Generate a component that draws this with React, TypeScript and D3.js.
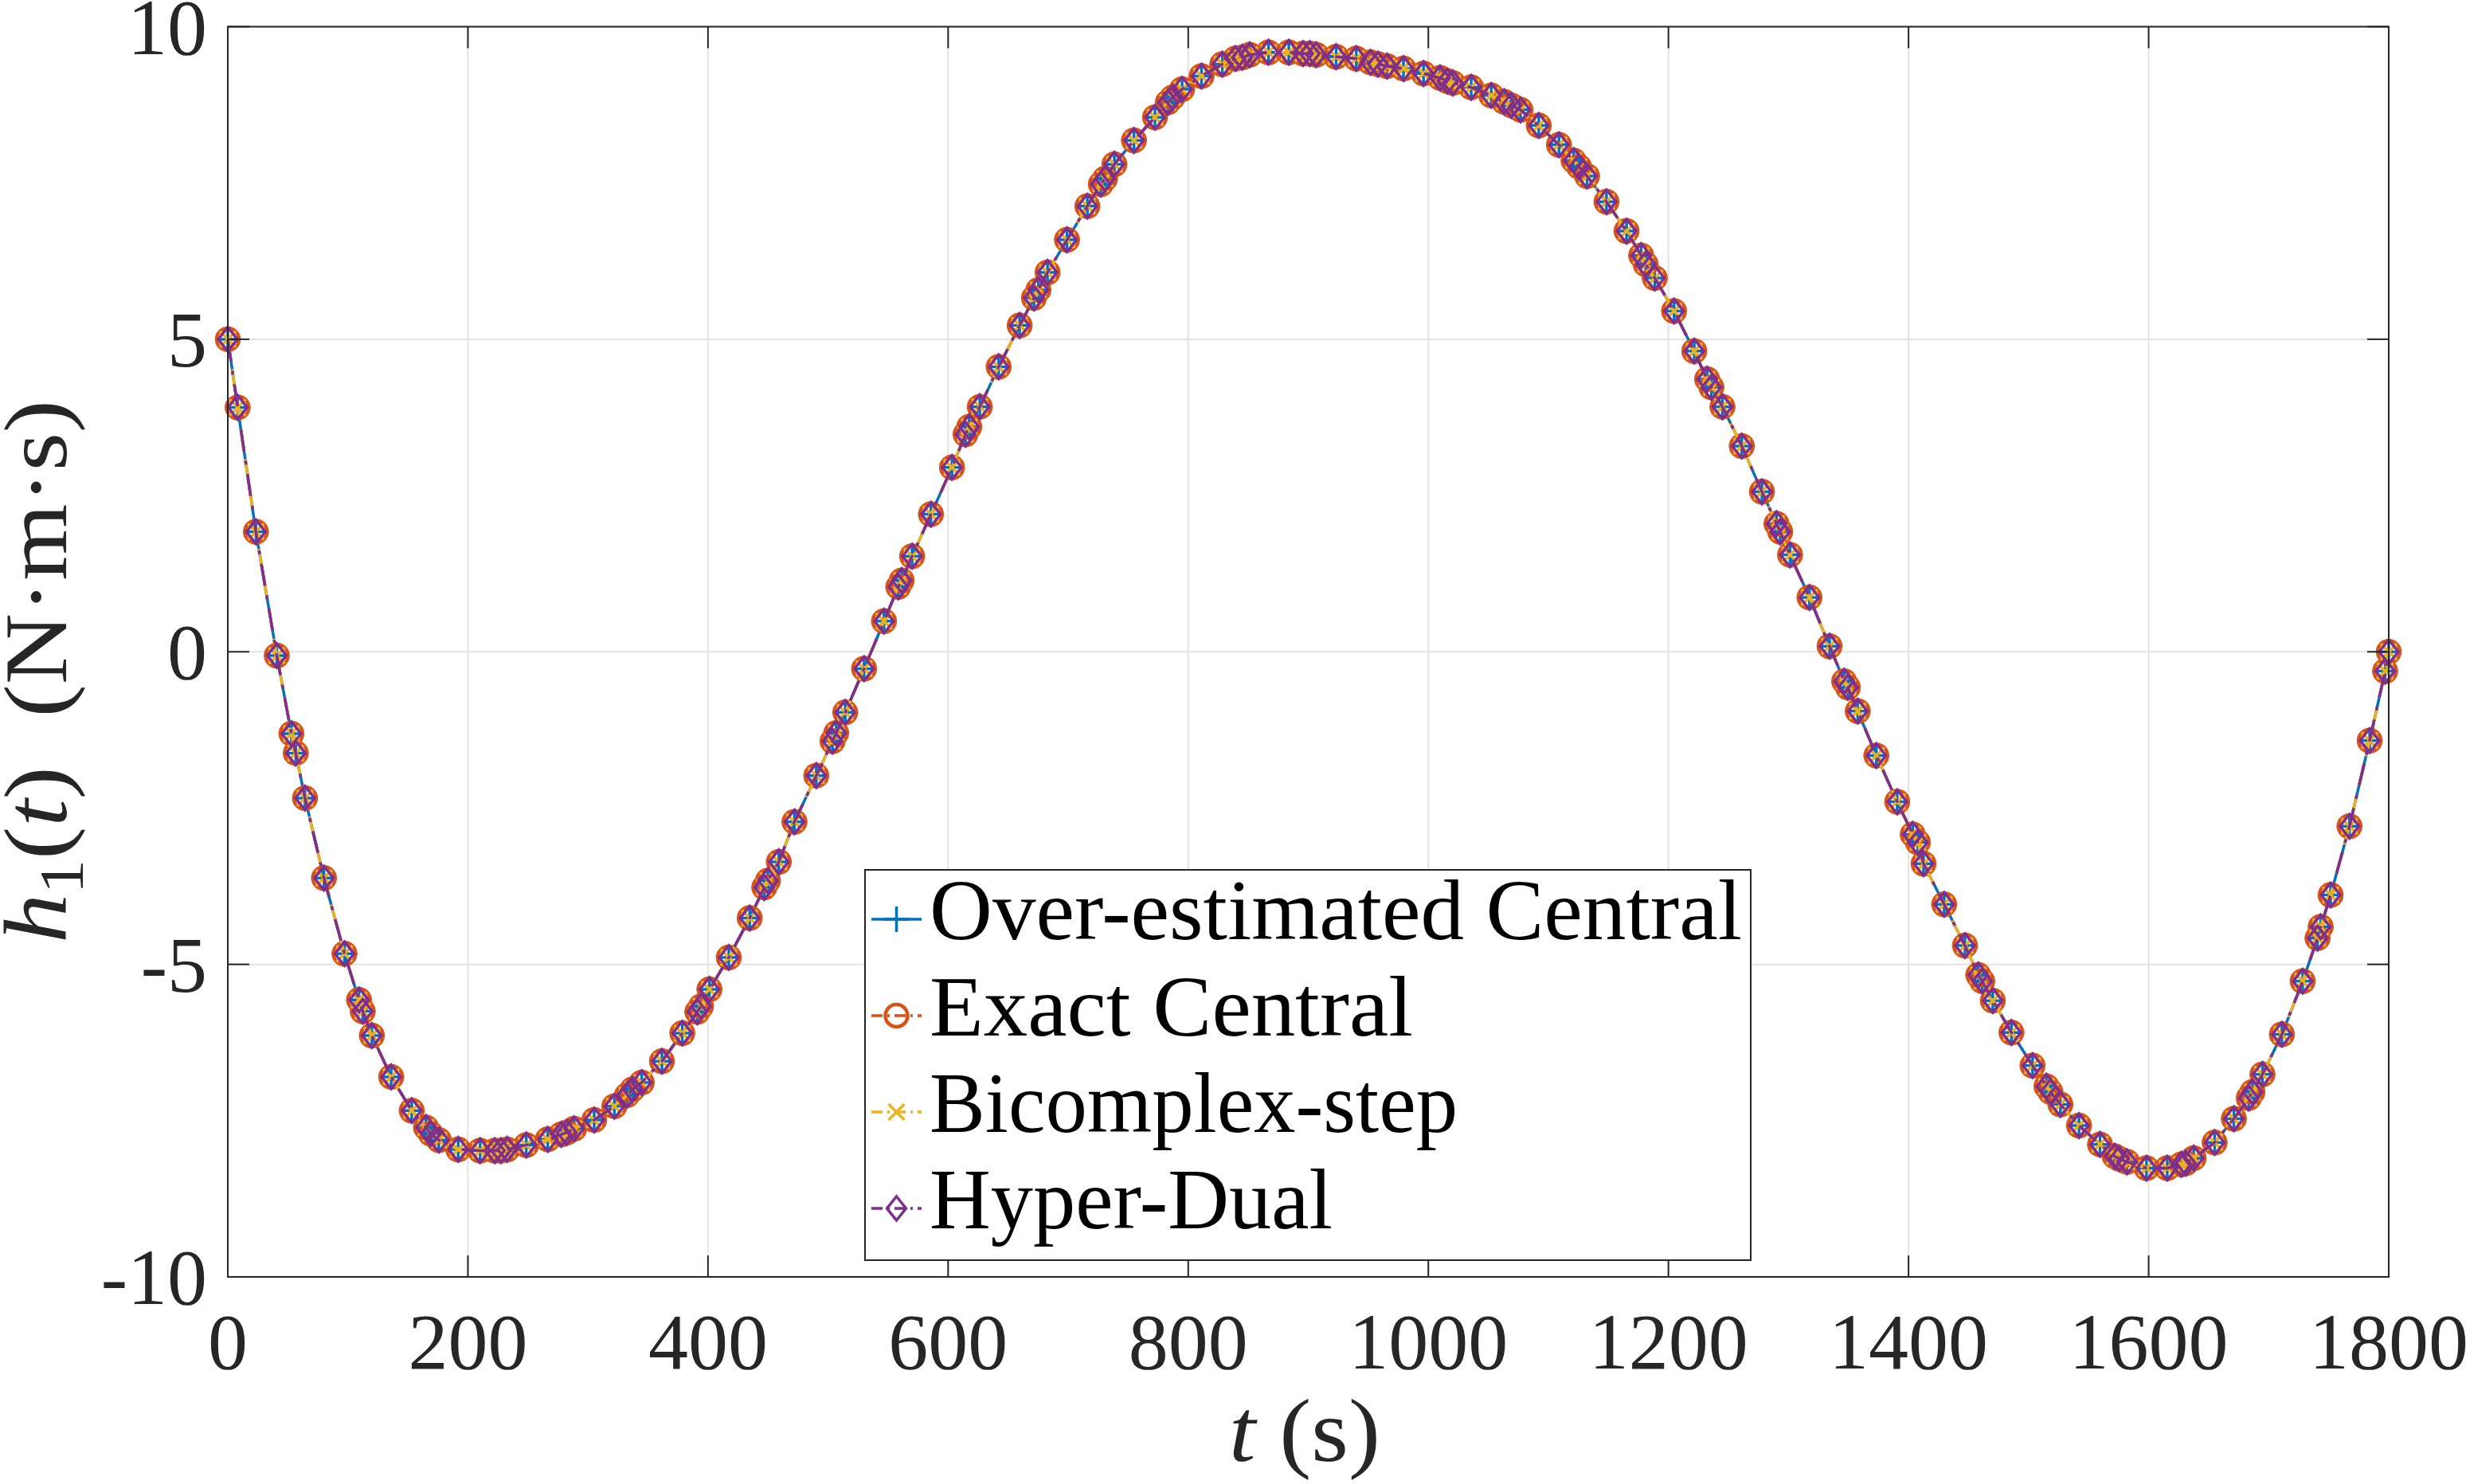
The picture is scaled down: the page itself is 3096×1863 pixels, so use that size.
import * as d3 from 'd3'

// h1(t) samples (solver output times, s) — all four methods coincide
const tValues = [
  0, 8.2, 23.4, 40.8, 53.0, 56.6, 64.3, 80.1, 97.2, 109.3, 112.4, 120.0, 136.1, 153.2, 165.1,
  169.0, 175.8, 191.9, 210.2, 222.4, 227.5, 232.7, 248.6, 266.5, 277.8, 282.4, 288.5, 305.2,
  322.0, 332.6, 337.2, 344.8, 361.6, 378.6, 391.1, 394.2, 401.2, 417.3, 434.7, 446.9, 449.9,
  459.0, 472.0, 490.2, 503.7, 506.8, 514.3, 530.0, 546.6, 558.5, 561.3, 570.0, 585.7, 603.2,
  614.5, 617.6, 626.4, 642.1, 659.6, 671.5, 675.2, 682.8, 699.0, 716.0, 727.2, 730.7, 738.5,
  754.8, 772.3, 783.0, 787.0, 794.9, 811.1, 828.4, 839.3, 845.0, 851.2, 866.9, 883.8, 895.7,
  901.3, 906.6, 923.2, 940.0, 951.9, 958.0, 965.6, 979.3, 996.0, 1009.8, 1015.9, 1020.4,
  1035.7, 1052.4, 1063.1, 1069.2, 1076.8, 1092.0, 1108.8, 1121.0, 1125.5, 1132.2, 1148.4,
  1165.1, 1177.3, 1181.0, 1188.6, 1204.7, 1221.5, 1232.2, 1235.8, 1245.0, 1261.1, 1277.9,
  1290.0, 1293.1, 1301.3, 1317.5, 1334.2, 1346.4, 1349.5, 1357.7, 1373.2, 1390.6, 1403.5,
  1407.8, 1412.5, 1429.7, 1447.0, 1458.1, 1461.4, 1470.2, 1485.7, 1503.3, 1514.9, 1518.2,
  1526.5, 1542.0, 1559.5, 1571.7, 1575.5, 1582.0, 1598.2, 1615.5, 1627.2, 1631.0, 1637.5,
  1655.0, 1671.0, 1683.4, 1686.5, 1694.8, 1711.0, 1728.3, 1740.7, 1743.3, 1751.6, 1767.3,
  1784.1, 1797.0, 1800
]

const h1Values = [
  5.00, 3.91, 1.92, -0.06, -1.31, -1.62, -2.34, -3.62, -4.83, -5.57, -5.75, -6.14, -6.80, -7.34, -7.61,
  -7.71, -7.81, -7.96, -7.98, -7.98, -7.98, -7.96, -7.89, -7.80, -7.72, -7.69, -7.63, -7.49,
  -7.27, -7.09, -7.00, -6.89, -6.55, -6.10, -5.76, -5.67, -5.40, -4.89, -4.26, -3.77, -3.66,
  -3.36, -2.72, -1.98, -1.43, -1.30, -0.97, -0.27, 0.49, 1.04, 1.14, 1.53, 2.20, 2.95,
  3.48, 3.60, 3.92, 4.56, 5.22, 5.66, 5.79, 6.07, 6.59, 7.13, 7.48, 7.57, 7.80,
  8.18, 8.55, 8.79, 8.87, 9.00, 9.21, 9.40, 9.49, 9.51, 9.55, 9.59, 9.59, 9.57,
  9.57, 9.55, 9.52, 9.49, 9.43, 9.40, 9.37, 9.33, 9.25, 9.18, 9.13, 9.10,
  9.03, 8.90, 8.80, 8.74, 8.67, 8.42, 8.11, 7.86, 7.76, 7.61, 7.20,
  6.73, 6.34, 6.20, 5.98, 5.45, 4.81, 4.36, 4.23, 3.92, 3.29, 2.56,
  2.05, 1.92, 1.55, 0.87, 0.09, -0.47, -0.57, -0.95, -1.66, -2.40, -2.92,
  -3.05, -3.39, -4.04, -4.70, -5.17, -5.27, -5.58, -6.09, -6.62, -6.95, -7.04,
  -7.24, -7.58, -7.88, -8.07, -8.11, -8.16, -8.26, -8.26, -8.20, -8.18, -8.10,
  -7.85, -7.47, -7.14, -7.04, -6.76, -6.12, -5.27, -4.58, -4.40, -3.89, -2.79,
  -1.42, -0.31, 0.00
]

const xTicks = [0, 200, 400, 600, 800, 1000, 1200, 1400, 1600, 1800]
const yTicks = [-10, -5, 0, 5, 10]
const seriesNames = ['Over-estimated Central', 'Exact Central', 'Bicomplex-step', 'Hyper-Dual']

const W = 3096, H = 1863
const box = { left: 286, right: 2999, top: 33.5, bottom: 1603 }
const AXIS = '#262626'
const SERIF = '"Liberation Serif", "Times New Roman", serif'

type MarkerKind = 'plus' | 'circle' | 'cross' | 'diamond'

const lineStyles: { color: string; dash?: string; marker: MarkerKind; mw: number }[] = [
  { color: '#0072BD', marker: 'plus', mw: 3.5 },
  { color: '#D95319', dash: '28 12 5 12', marker: 'circle', mw: 4.5 },
  { color: '#EDB120', dash: '24 14', marker: 'cross', mw: 3.5 },
  { color: '#7E2F8E', dash: '28 12 5 12', marker: 'diamond', mw: 3.5 }
]

const x = d3.scaleLinear().domain([0, 1800]).range([box.left, box.right])
const y = d3.scaleLinear().domain([-10, 10]).range([box.bottom, box.top])

const points = tValues.map((t, i) => ({ t, v: h1Values[i] }))

const line = d3.line<{ t: number; v: number }>().x(d => x(d.t)).y(d => y(d.v))

function Marker({ kind, cx, cy, color, sw }: { kind: MarkerKind; cx: number; cy: number; color: string; sw: number }) {
  if (kind === 'circle')
    return <circle cx={cx} cy={cy} r={14} fill="none" stroke={color} strokeWidth={sw} />
  let d = ''
  if (kind === 'plus') d = `M${cx - 16},${cy}H${cx + 16}M${cx},${cy - 16}V${cy + 16}`
  if (kind === 'cross') d = `M${cx - 10},${cy - 10}L${cx + 10},${cy + 10}M${cx - 10},${cy + 10}L${cx + 10},${cy - 10}`
  if (kind === 'diamond') d = `M${cx},${cy - 15}L${cx + 12},${cy}L${cx},${cy + 15}L${cx - 12},${cy}Z`
  return <path d={d} fill="none" stroke={color} strokeWidth={sw} strokeLinejoin="miter" />
}

export default function App() {
  const tick = 27
  const legend = { x: 1086, y: 1092, w: 1112, h: 490 }
  const rowBase = [1179, 1300, 1421, 1542]
  const rowWidth = [1020, 607, 663, 506]

  return (
    <svg width={W} height={H} viewBox={`0 0 ${W} ${H}`}
      style={{ position: 'absolute', left: 0, top: 0, background: '#fff' }}>
      <rect width={W} height={H} fill="#fff" />

      {/* grid */}
      <g stroke="#e3e3e3" strokeWidth={2}>
        {xTicks.map(t => <line key={'gx' + t} x1={x(t)} x2={x(t)} y1={box.top} y2={box.bottom} />)}
        {yTicks.map(v => <line key={'gy' + v} x1={box.left} x2={box.right} y1={y(v)} y2={y(v)} />)}
      </g>

      {/* series */}
      {lineStyles.map((s, si) => (
        <g key={'s' + si}>
          <path d={line(points) ?? ''} fill="none" stroke={s.color} strokeWidth={3.5}
            strokeDasharray={s.dash} />
          {points.map((p, i) => (
            <Marker key={i} kind={s.marker} cx={x(p.t)} cy={y(p.v)} color={s.color} sw={s.mw} />
          ))}
        </g>
      ))}

      {/* axes box and ticks */}
      <g stroke={AXIS} strokeWidth={2} fill="none">
        <rect x={box.left} y={box.top} width={box.right - box.left} height={box.bottom - box.top} />
        {xTicks.map(t => (
          <g key={'tx' + t}>
            <line x1={x(t)} x2={x(t)} y1={box.bottom} y2={box.bottom - tick} />
            <line x1={x(t)} x2={x(t)} y1={box.top} y2={box.top + tick} />
          </g>
        ))}
        {yTicks.map(v => (
          <g key={'ty' + v}>
            <line x1={box.left} x2={box.left + tick} y1={y(v)} y2={y(v)} />
            <line x1={box.right} x2={box.right - tick} y1={y(v)} y2={y(v)} />
          </g>
        ))}
      </g>

      <g fontFamily={SERIF} fontSize={100} fill={AXIS}>
        {xTicks.map(t => (
          <text key={'lx' + t} x={x(t)} y={1718} textAnchor="middle">{t}</text>
        ))}
        {yTicks.map(v => (
          <text key={'ly' + v} x={260} y={y(v) + 34} textAnchor="end">{v}</text>
        ))}
      </g>

      {/* axis labels */}
      <text x={1638} y={1834} textAnchor="middle" fontFamily={SERIF} fontSize={112} fill={AXIS}
        textLength={190} lengthAdjust="spacingAndGlyphs">
        <tspan fontStyle="italic">t</tspan> (s)
      </text>
      <text transform="translate(83,843) rotate(-90)" textAnchor="middle" fontFamily={SERIF}
        fontSize={112} fill={AXIS} textLength={682} lengthAdjust="spacingAndGlyphs"
        style={{ whiteSpace: 'pre' }}>
        <tspan fontStyle="italic">h</tspan>
        <tspan fontSize={78} dy={20}>1</tspan>
        <tspan dy={-20}>(</tspan>
        <tspan fontStyle="italic">t</tspan>
        <tspan>{')  (N·m·s)'}</tspan>
      </text>

      {/* legend */}
      <rect x={legend.x} y={legend.y} width={legend.w} height={legend.h} fill="#fff"
        stroke={AXIS} strokeWidth={2} />
      {seriesNames.map((name, i) => {
        const s = lineStyles[i]
        const cy = rowBase[i] - 25
        return (
          <g key={'lg' + i}>
            <line x1={1094} x2={1157} y1={cy} y2={cy} stroke={s.color} strokeWidth={3.5}
              strokeDasharray={s.dash ? '14 6 3 6' : undefined} />
            <Marker kind={s.marker} cx={1125.5} cy={cy} color={s.color} sw={s.mw} />
            <text x={1167} y={rowBase[i]} fontFamily={SERIF} fontSize={107} fill="#000"
              textLength={rowWidth[i]} lengthAdjust="spacingAndGlyphs">{name}</text>
          </g>
        )
      })}
    </svg>
  )
}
==============================
Repeat only what lies between the start of the data and the end of the line containing "import * as d3 from 'd3'", exactly, with pictures left out.

§ **Solution to this exercise**:
Generate a component that draws this with React, TypeScript and D3.js.
The picture is scaled down: the page itself is 3096×1863 pixels, so use that size.
import * as d3 from 'd3'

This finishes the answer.